My Name Is Seepeetza

Her name was Seepeetza when she was at home with her family. But now that she’s living at the Indian residential school her name is Martha Stone, and everything else about her life has changed as well. Told in the honest voice of a sixth grader, this is the story of a young Native girl forced to live in a world governed by strict nuns, arbitrary rules, and a policy against talking in her own dialect, even with her family. Seepeetza finds bright spots, but most of all she looks forward to summers and holidays at home. This autobiographical novel is written in the form of Seepeetza’s diary.

Shi-Shi-Etko

Shi-shi-etko, a Native American girl, spends the last four days before she goes to residential school learning valuable lessons from her mother, father, and grandmother, and creating precious memories of home.

Mush-Hole: Memories of a Residential School

When Maddie Harper was seven years old, she found herself in the Brantford School in Ontario with about 200 other little girls who called it “mush-hole” because mush was their daily fare. Here, Harper tells of her eight years at the school, the cultural degradation she was forced to endure, her escape at age 15, her alienation from her community, her descent into alcoholism and finally, her return to traditional ways and recovery.

The Song Within My Heart

Renowned Native painter Allen Sapp’s inspired and stunning artwork beautifully complements this sweet story of a boy preparing for his first powwow. The young boy’s Nokum — his beloved grandmother — guides him through the events of the day and helps him to understand what the singing and dancing are about. Award-winning author David Bouchard adds rhythmic and informative text based on remembrances from Allen Sapp’s own Cree childhood. A portion of the royalties for The Song Within My Heart will be donated to the Indian Federated College.

Black Star, Bright Dawn

In this redesigned edition of Scott O’Dell’s classic novel, a young Eskimo girl encounters frightening obstacles when she takes her father’s place in the Iditarod, the annual 1,172-mile dogsled race in Alaska.

People of the Noatak

During five long visits to Alaska’s remote northwest coast to sketch and paint, the late Claire Fejes became guest and friend to the Native inhabitants there, learning their ways and customs. A personal narrative in text, drawings, and paintings, People of the Notatak concerns the people of two villages–Noatak, the summer settlement of a nomadic tribe that lives mainly in the wilderness interior, and Point Hope, whose economy centers around the hunting of the great bowhead whale.

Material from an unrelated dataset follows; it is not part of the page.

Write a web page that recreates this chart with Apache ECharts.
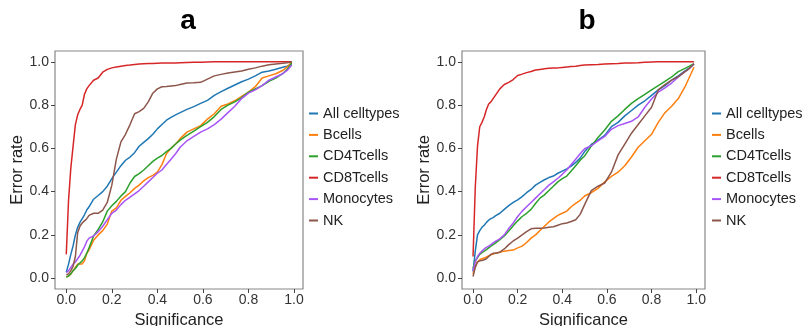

Claire captures the life of the Native Inupiat in Northwest Alaska, before outside influences changed their lives. In a few simple strokes, her drawings evoke the heart and life of the Inupiat. Thanks in part to her habit of journal-keeping, Claire was able to record what she had witnessed in her years of travel and painting up the Yukon River into the Arctic Refuge.

A native New Yorker, Claire received her art training at the Newark Art Museum and taught art until moving to Alaska. She wrote with rare insight and understanding about the intimate daily lives of mothers and fathers and their children, of husbands and wives and in-laws in the villages in which she lived, an aspect of Eskimo life rarely treated in books.

Originally published in 1966, People of the Noatak is an excellent portrayal of the Inupiat people before modern changes, a glimpse into the Inupiat world when traditional values and roots were strong.

The Sacred Harvest: Ojibway Wild Rice Gathering (We Are Still Here: Native Americans Today)

Glen Jackson, Jr., an eleven-year-old Ojibway Indian in northern Minnesota, goes with his father to harvest wild rice, the sacred food of his people.

Nanabosho and the Cranberries

Sometimes we can be fooled by what we want to see. That happens to a famished Nanabosho when he sees a bush of plump cranberries seemingly floating on the surface of the lake.

Tuk And The Whale

During the early 1600s, there was an active whaling industry in Canada. Whale oil was used to light the streets and buildings of European cities and to manufacture leather, wool, and soap. The baleen was used to make everything from carriage springs to corsets. Told from the point of view of a young Inuit boy named Tuk, this story imagines what might have happened if the people of Tuk’s Baffin Island winter camp had encountered European whalers, blown far from their usual whaling route. Both the hunters and the whalers prize the bowhead whale for different reasons. Together, they set out on a hunt, though they are all on new and uncertain ground. Scrupulously researched and vetted, this early chapter book inspires discussion about communication between two groups of people with entirely different world views, early whaling practices, and a productive partnership that also foreshadows serious problems to come. Simply and beautifully told, Tuk and the Whale includes a glossary, historical note, and recommendations for further reading.